Le titre de l'encadré ici
Simeoni, l’ennemi n°1 d’Armstrong|||
Filippo Simeoni est plus connu pour ses positions contre le dopage que pour ses exploits sportifs. Hormis un titre de champion d’Italie en 2008, l’Italien s’est distingué par ses démêlés avec la justice sportive et… sa rivalité avec Lance Armstrong. Passé aux aveux en 2002, le coureur a dénoncé les liens entre le Texan et le docteur Michele Ferrari. Une franchise qui lui a valu l’ire du boss de l’US Postal. Lors de la 18e étape du Tour de France 2004 remporté par Armstrong, le maillot jaune en personne empêchera Simeoni de remporter l’étape pourtant sans enjeu pour lui. « Ce jour-là, le monde entier a pu voir en direct à la télévision qui était vraiment Armstrong », lance l’Italien. Quatre ans plus tard, Simeoni devient champion national à Bergame. Une joie de courte durée.

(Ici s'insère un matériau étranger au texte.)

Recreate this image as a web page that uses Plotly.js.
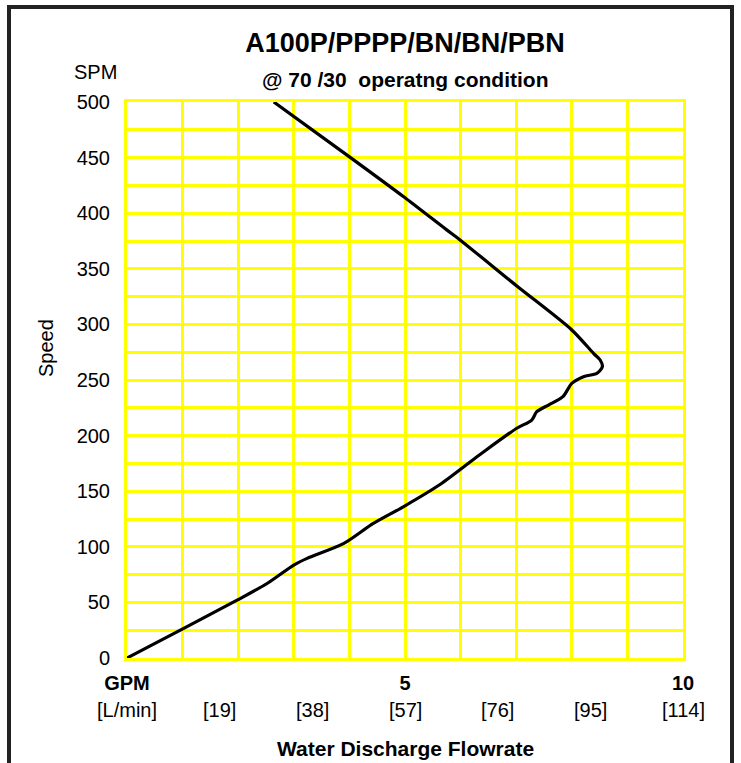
<!DOCTYPE html>
<html>
<head>
<meta charset="utf-8">
<script src="https://cdn.plot.ly/plotly-3.0.1.min.js"></script>
<style>
  html, body { margin: 0; padding: 0; background: #fff; }
  #wrap { position: relative; width: 741px; height: 763px; overflow: hidden; }
  #frame { position: absolute; left: 7px; top: 5px; width: 727px; height: 800px;
           box-sizing: border-box; border: 4px solid #222; border-bottom: none; pointer-events: none; }
  #chart { position: absolute; left: 0; top: 0; width: 741px; height: 763px; }
</style>
</head>
<body>
<div id="wrap">
  <div id="chart"></div>
  <div id="frame"></div>
</div>
<script>
// Curve: flow (GPM) vs speed (SPM)
const flowGPM = [2.64, 4.02, 4.97, 5.75, 5.99, 7.00, 8.00, 8.39, 8.51, 8.55, 8.45, 8.21, 8.00, 7.84, 7.58, 7.37, 7.28, 7.01, 6.35, 5.63, 4.97, 4.43, 3.90, 3.24, 3.00, 2.52, 1.98, 1.02, 0.00];
const speedSPM = [500, 450, 415, 385, 376, 335, 295, 274, 268, 262, 256, 253, 247, 235, 227.5, 221.5, 214, 206.6, 183, 156, 136, 121, 103, 89.6, 83.6, 67, 52, 26.7, 0];

// Axis ticks
const gpmTicks = [0, 1, 2, 3, 4, 5, 6, 7, 8, 9, 10];
const gpmTickText = ['GPM', '', '', '', '', '5', '', '', '', '', '10'];
const spmTicks = [0, 25, 50, 75, 100, 125, 150, 175, 200, 225, 250, 275, 300, 325, 350, 375, 400, 425, 450, 475, 500];
const spmTickText = ['0', '', '50', '', '100', '', '150', '', '200', '', '250', '', '300', '', '350', '', '400', '', '450', '', '500'];
const lpmLabels = ['[L/min]', '[19]', '[38]', '[57]', '[76]', '[95]', '[114]'];
const lpmValues = [0, 19, 38, 57, 76, 95, 114];
const lpmPerGpm = 11.4; // chart places 114 L/min at 10 GPM

const titleText = 'A100P/PPPP/BN/BN/PBN';
const subtitleText = '@ 70 /30  operatng condition';

const FONT = 'Arial, "Liberation Sans", sans-serif';
const YEL = '#FFFF00';

const trace = {
  x: flowGPM, y: speedSPM, type: 'scatter', mode: 'lines',
  line: { color: '#000', width: 3.2, shape: 'spline', smoothing: 0.8 },
  hoverinfo: 'skip', showlegend: false
};

const annotations = lpmValues.map((v, i) => ({
  x: v / lpmPerGpm, xref: 'x', y: -0.0935, yref: 'paper',
  text: lpmLabels[i], showarrow: false, xanchor: 'center', yanchor: 'middle',
  font: { family: FONT, size: 20, color: '#000' }
}));
annotations.push({
  x: 0.5, xref: 'paper', y: 1.040, yref: 'paper', text: '<b>' + subtitleText + '</b>',
  showarrow: false, xanchor: 'center', yanchor: 'middle',
  font: { family: FONT, size: 21, color: '#000' }
});
annotations.push({
  x: -0.056, xref: 'paper', y: 1.054, yref: 'paper', text: 'SPM',
  showarrow: false, xanchor: 'center', yanchor: 'middle',
  font: { family: FONT, size: 20, color: '#000' }
});
annotations.push({
  x: -0.147, xref: 'paper', y: 0.558, yref: 'paper', text: 'Speed', textangle: -90,
  showarrow: false, xanchor: 'center', yanchor: 'middle',
  font: { family: FONT, size: 20, color: '#000' }
});
annotations.push({
  x: 0.5, xref: 'paper', y: -0.162, yref: 'paper', text: '<b>Water Discharge Flowrate</b>',
  showarrow: false, xanchor: 'center', yanchor: 'middle',
  font: { family: FONT, size: 21, color: '#000' }
});

const layout = {
  width: 741, height: 763,
  margin: { l: 127, r: 58, t: 102, b: 105 },
  paper_bgcolor: '#fff', plot_bgcolor: '#fff',
  title: {
    text: '<b>' + titleText + '</b>', x: 0.5, xref: 'paper', xanchor: 'center',
    y: 1 - 43 / 763, yref: 'container', yanchor: 'middle',
    font: { family: FONT, size: 27, color: '#000' }
  },
  xaxis: {
    range: [0, 10], tickmode: 'array', tickvals: gpmTicks,
    ticktext: gpmTickText.map(t => t ? '<b>' + t + '</b>' : ''),
    tickfont: { family: FONT, size: 20, color: '#000' },
    showgrid: true, gridcolor: YEL, gridwidth: 3, zeroline: false,
    showline: true, linecolor: YEL, linewidth: 3, mirror: true,
    ticks: '', ticklabelstandoff: 5, fixedrange: true
  },
  yaxis: {
    range: [0, 500], tickmode: 'array', tickvals: spmTicks, ticktext: spmTickText,
    tickfont: { family: FONT, size: 20, color: '#000' },
    showgrid: true, gridcolor: YEL, gridwidth: 3, zeroline: false,
    showline: true, linecolor: YEL, linewidth: 3, mirror: true,
    ticks: '', ticklabelstandoff: 10, fixedrange: true
  },
  annotations: annotations
};

Plotly.newPlot('chart', [trace], layout, { displayModeBar: false, staticPlot: true });
</script>
</body>
</html>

En 2009, son équipe, Ceramica Flaminia, n’est pas retenue sur le Giro… A 38 ans, le coureur raccroche, mais n’oublie pas. Pour la seconde fois, il saisit l’occasion de briser l’omerta. Il fait partie des 26 témoins qui ont étayé le dossier à charge de l’Usada contre l’ancien sheriff du cyclisme mondial. L.C.